Friday, March 24, 2006

How I Know I'm a Geek...

It wasn't ever a question in my mind that I'm a geek, but these 4 incidents confirm the fact if ever I'm in doubt.

1) I get along with geeky people:

At last night's dinner meeting, I met a group of people who I usually only work with over email as they are based all over the country. Over email they are dry, dry, dry. But, over a cocktail bar they were quite different.

2) I enjoy geeky ideas:

I got lucky with my table selection. The guy and girl I was sitting next to indulged in the hosted bar probably even more than I did. The girl was a bit younger than me, but heads up her company's division, so it was great to hear her talking about the hot little numbers in the crowd. She kept on spotting wedding rings, which is a practice I don't yet partake in. But that's because I'm taken myself, so a guy's status doesn't affect me. We were all pretty surprised by the good looking turnout and we shared tidbits of gossip we knew about the others. Evidently we have some lushes, some cheaters, some geeks, some kiss asses, etc... The usual stats for a meeting. Since we're in publishing, it wasn't long until we had created a future gossip magazine about our organization. It's title will be:

Can I have some of your meat? You can have some of my fish.
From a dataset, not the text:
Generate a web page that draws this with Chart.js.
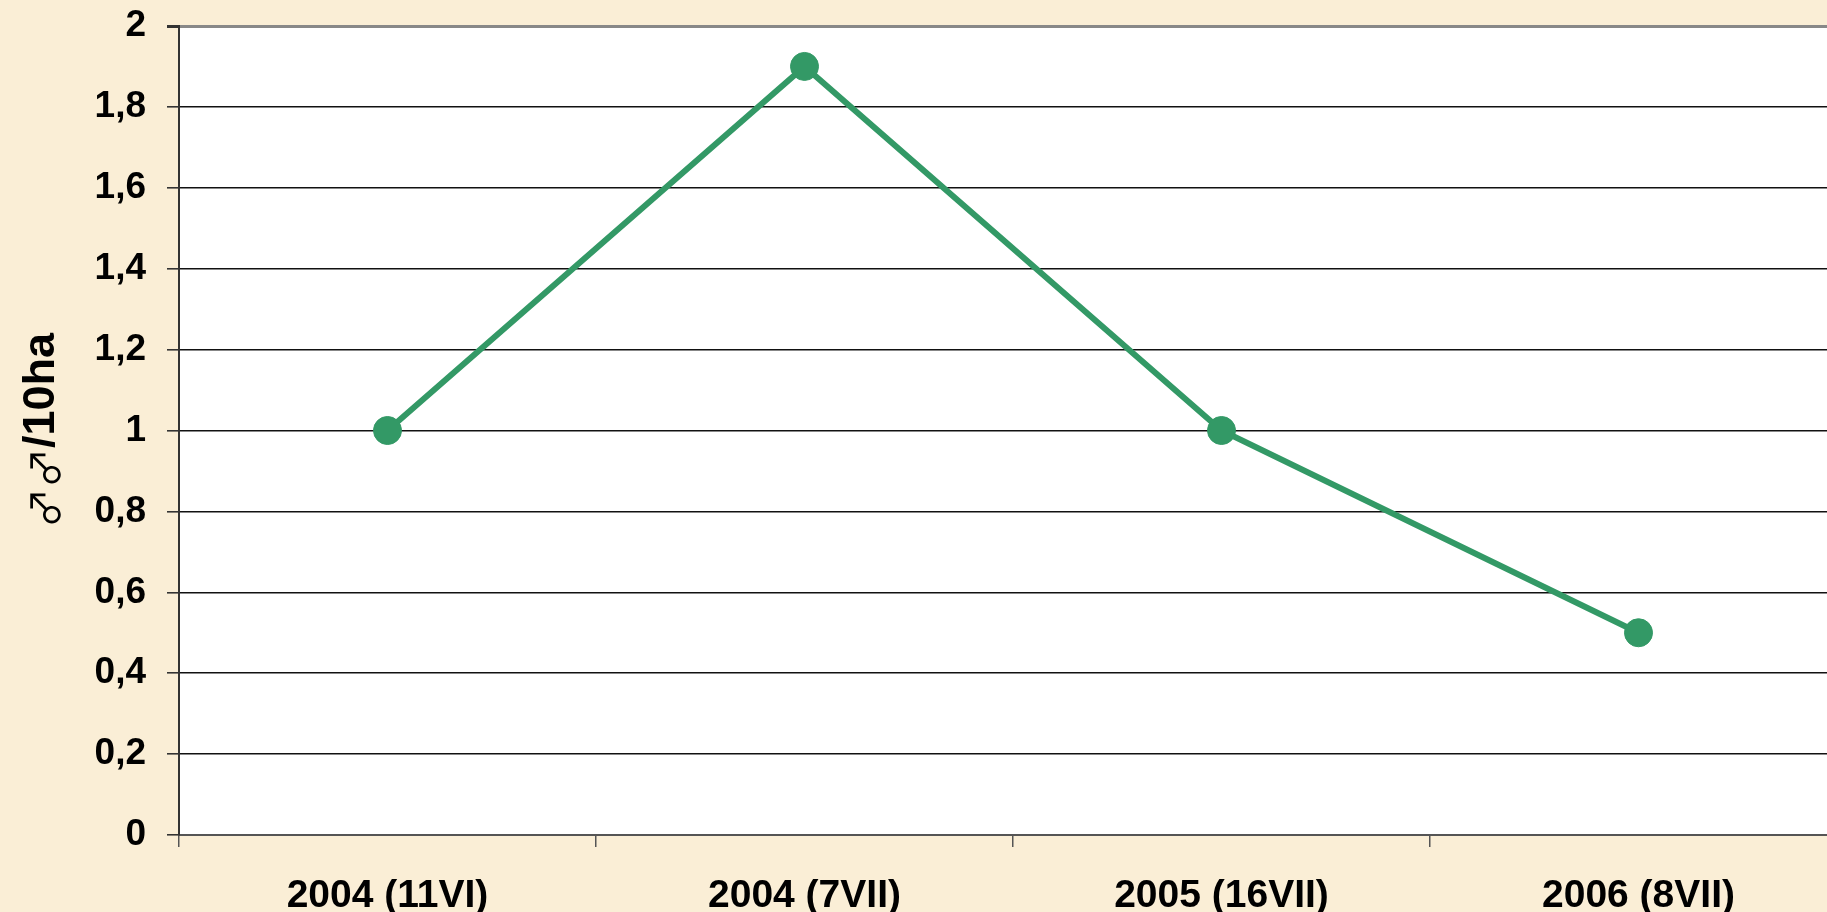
<!DOCTYPE html>
<html>
<head>
<meta charset="utf-8">
<script src="https://cdn.jsdelivr.net/npm/chart.js@4.4.1/dist/chart.umd.min.js"></script>
<style>
  html, body { margin: 0; padding: 0; overflow: hidden; background: #FAEED6; }
  #wrap { position: relative; width: 1847px; height: 912px; }
</style>
</head>
<body>
<div id="wrap"><canvas id="c" width="1847" height="912"></canvas></div>
<script>
const categories = ['2004 (11VI)', '2004 (7VII)', '2005 (16VII)', '2006 (8VII)'];
const values = [1, 1.9, 1, 0.5];
const yTickLabels = ['0', '0,2', '0,4', '0,6', '0,8', '1', '1,2', '1,4', '1,6', '1,8', '2'];
const yTitleSymbol = '\u2642\u2642';
const yTitleText = '/10ha';

const FONT = "'Liberation Sans', Arial, sans-serif";

const plotBg = {
  id: 'plotBg',
  beforeDraw(chart) {
    const { ctx, chartArea } = chart;
    ctx.save();
    ctx.fillStyle = '#ffffff';
    ctx.fillRect(chartArea.left, chartArea.top, chart.width - chartArea.left, chartArea.bottom - chartArea.top);
    ctx.restore();
  }
};

const yTitlePlugin = {
  id: 'yTitle',
  afterDraw(chart) {
    const { ctx, chartArea } = chart;
    const symFont = "normal 40px 'Noto Sans CJK JP', 'DejaVu Sans', sans-serif";
    const txtFont = "bold 45px " + FONT;
    ctx.save();
    ctx.font = symFont;
    const w1 = ctx.measureText(yTitleSymbol).width;
    ctx.font = txtFont;
    const w2 = ctx.measureText(yTitleText).width;
    const total = w1 + w2;
    const cy = (chartArea.top + chartArea.bottom) / 2;
    ctx.translate(42, cy);
    ctx.rotate(-Math.PI / 2);
    ctx.fillStyle = '#000000';
    ctx.textBaseline = 'middle';
    ctx.textAlign = 'left';
    ctx.font = symFont;
    ctx.fillText(yTitleSymbol, -total / 2, 3);
    ctx.font = txtFont;
    ctx.fillText(yTitleText, -total / 2 + w1, 0);
    ctx.restore();
  }
};

new Chart(document.getElementById('c'), {
  type: 'line',
  data: {
    labels: categories,
    datasets: [{
      data: values,
      borderColor: '#339966',
      backgroundColor: '#339966',
      borderWidth: 6,
      pointRadius: 14,
      pointBorderWidth: 1,
      pointBorderColor: '#339966',
      pointBackgroundColor: '#339966',
      tension: 0,
      fill: false
    }]
  },
  options: {
    responsive: false,
    animation: false,
    events: [],
    layout: { autoPadding: false, padding: { top: 26, right: 0, bottom: 0, left: 0 } },
    plugins: { legend: { display: false }, tooltip: { enabled: false } },
    scales: {
      x: {
        offset: true,
        afterFit(scale) { scale.height = 77; scale.paddingLeft = 0; scale.paddingRight = 0; },
        grid: {
          offset: true,
          drawOnChartArea: false,
          drawTicks: true,
          tickLength: 12,
          color: '#555555',
          lineWidth: 1.5
        },
        border: { display: true, color: '#555555', width: 2 },
        ticks: {
          color: '#000000',
          padding: 26,
          maxRotation: 0,
          autoSkip: false,
          font: { family: FONT, size: 39, weight: 'bold', lineHeight: 1.2 }
        }
      },
      y: {
        min: 0,
        max: 2,
        afterFit(scale) { scale.width = 179; scale.paddingTop = 0; scale.paddingBottom = 0; },
        afterBuildTicks(scale) {
          scale.ticks = yTickLabels.map((_, i) => ({ value: i * 0.2 }));
        },
        grid: {
          drawTicks: true,
          tickLength: 12,
          color: (ctx) => {
            if (!ctx.tick) return '#111111';
            if (Math.abs(ctx.tick.value - 2) < 1e-6) return '#888888';
            if (Math.abs(ctx.tick.value) < 1e-6) return 'rgba(0,0,0,0)';
            return '#111111';
          },
          lineWidth: (ctx) => (ctx.tick && Math.abs(ctx.tick.value - 2) < 1e-6) ? 3 : 1.6,
          tickColor: '#333333'
        },
        border: { display: true, color: '#333333', width: 2 },
        ticks: {
          color: '#000000',
          padding: 21,
          font: { family: FONT, size: 37, weight: 'bold', lineHeight: 1.2 },
          callback: (value, index) => yTickLabels[index]
        },
        title: { display: false }
      }
    }
  },
  plugins: [plotBg, yTitlePlugin]
});
</script>
</body>
</html>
Perhaps a bit long, but very appropriate. These were the lines passed between myself and one of my new colleagues.

3) I thought this was funny:

The above mentioned colleage is an Indian guy who recited what he considers his most promising pick-up line duet. It is usually performed with one of his white friends, but he improvised:

White guy: I am the sugar

Colleague: And, I am the spice

Colleague: I am the curry

White guy: And, I am the rice

Colleague: I am the naan
White guy: And, I am beyond... (Here, the speaker puts his hands out as if to symbolize endless possibilities).

I asked him if that really worked for him? He said it does, but I have my doubts.

4) My Sister Told Me So:*

"I have been so busy that I have not been able to read your dailyblog...until now - WHO THINKS YOU ARE UGLY??? What a fag. He is probably the ugliest person you have ever seen, thus the need to hide behind acomputer and make (lame, I might add) judgments about others. Although,this is kind of a tricky situation for you...your rebuttal must have been hard as everything we hate about him; rude, cyber friend junky, dork, funny but not...are all the things that make you great. LOL. He just needed some damn material. You know the feeling. If given the chance...he'd fuck. FORSURE. hahahahaha, anyway. That was not the best picture of you either."

*This is the last time Mr. Yeats will get play on my site. He got a lot of cyber-ass from me this week.